El mismo páramo afectivo padecen los menores no acompañados (son niños solos, sin amparo de nadie), a los que ciertos grupos políticos demonizan con ser violadores, ladrones o delincuentes. Igual se hace con los inmigrantes que vienen a nuestras costas buscando un mundo pacífico, donde poder trabajar dignamente, como nosotros, los españoles, hicimos durante años. Igual páramo afectivo sufren nuestros mayores, poco atendidos por las instituciones y olvidados muchas veces por los suyos.
¿Y qué decir de aquellos que, incluso, teniendo medios, no son capaces de compartir nada?
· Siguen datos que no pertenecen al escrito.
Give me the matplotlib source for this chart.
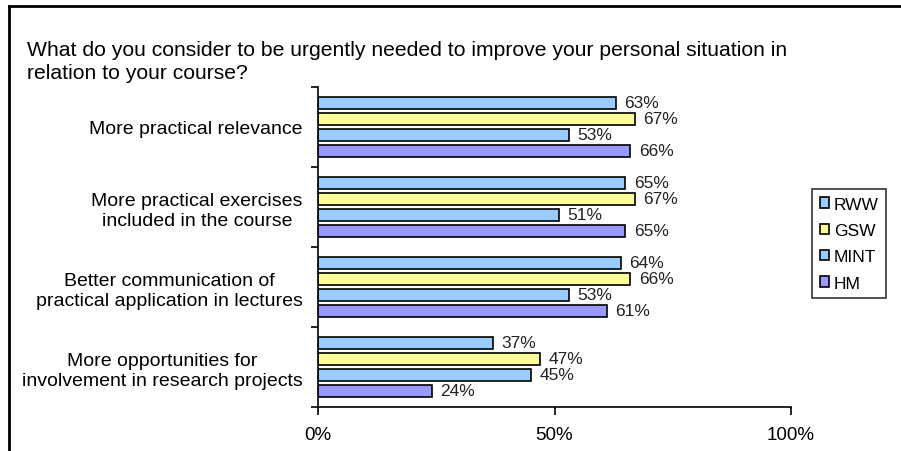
import numpy as np
import matplotlib
matplotlib.use('Agg')
from matplotlib import pyplot as plt
from matplotlib.lines import Line2D

plt.rcParams['font.family'] = ['Liberation Sans', 'DejaVu Sans']

categories = ['More practical relevance',
              'More practical exercises\nincluded in the course',
              'Better communication of\npractical application in lectures',
              'More opportunities for\ninvolvement in research projects']
series = ['RWW', 'GSW', 'MINT', 'HM']
rww = [63, 65, 64, 37]
gsw = [67, 67, 66, 47]
mint = [53, 51, 53, 45]
hm = [66, 65, 61, 24]
colors = ['#99ccff', '#ffff99', '#99ccff', '#9999ff']

fig = plt.figure(figsize=(9.01, 4.52), dpi=100)
ax = fig.add_axes([318/901, 1-408/452, 473/901, 320/452])

vals = [rww, gsw, mint, hm]
for k in range(4):
    y = np.arange(4) + 0.2*(k+1)
    ax.barh(y, vals[k], height=0.15, color=colors[k], edgecolor='black', linewidth=1.2, label=series[k])
    for yy, v in zip(y, vals[k]):
        ax.text(v+1.8, yy, '%d%%' % v, va='center', ha='left', fontsize=12.5, color='#222222')

ax.set_ylim(4, 0)
ax.set_xlim(0, 100)
ax.set_yticks(np.arange(5))
ax.set_yticklabels([])
ax.set_yticks(np.arange(4)+0.5, minor=True)
ax.set_yticklabels(categories, minor=True, fontsize=14, multialignment='center')
ax.tick_params(axis='y', which='minor', length=0, pad=11)
ax.tick_params(axis='y', which='major', length=5, width=1.2)
ax.set_xticks([0, 50, 100])
ax.set_xticklabels(['0%', '50%', '100%'], fontsize=13.5)
ax.tick_params(axis='x', length=6, width=1.2, pad=8)
ax.spines['top'].set_visible(False)
ax.spines['right'].set_visible(False)
ax.spines['left'].set_linewidth(1.2)
ax.spines['bottom'].set_linewidth(1.2)

leg = fig.legend(loc='upper left', bbox_to_anchor=(812/901, 1-190/452), fontsize=12.5,
                 frameon=True, fancybox=False, edgecolor='black', handlelength=0.55,
                 handleheight=0.55, handletextpad=0.25, labelspacing=0.65, borderpad=0.45,
                 borderaxespad=0)
leg.get_frame().set_linewidth(1.2)

fig.text(27/901, 1-62/452, 'What do you consider to be urgently needed to improve your personal situation in\nrelation to your course?',
         fontsize=15.2, va='center', ha='left', linespacing=1.3)

fig.add_artist(Line2D([9/901, 9/901], [0, 1-7/452], color='black', linewidth=2))
fig.add_artist(Line2D([9/901, 1], [1-7/452, 1-7/452], color='black', linewidth=2))

plt.savefig('out.png', dpi=100)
Los que no son capaces de celebrar ningún acontecimiento con familiares y amigos; los que no comparten su tiempo, sus medios ni su compañía, con nadie; los que nunca tuvieron gestos de cariño, de comprensión y de reconocimiento; los que entienden que esta vida es solo ganar y acumular, cuando la felicidad es compartir; los que odian a los diferentes, por su sexo, su raza, o su religión, sobre todo, si son pobres; los que hacen, con su avaricia o su soberbia, un mundo invivible… Todos ellos habitan en un páramo infinito, y siembran desafecto y dolor a su alrededor.
En definitiva, unos por ser pobres y marginados, y otros porque marginan o no saben administrar su vida, en este mundo nuestro hay demasiado páramo afectivo. La eudaimonía o felicidad, decía Aristóteles, se logra viviendo la vida como debe ser vivida, desde la racionalidad y el compromiso con el otro, que es el mejor antídoto contra la incertidumbre y la falta de afectividad.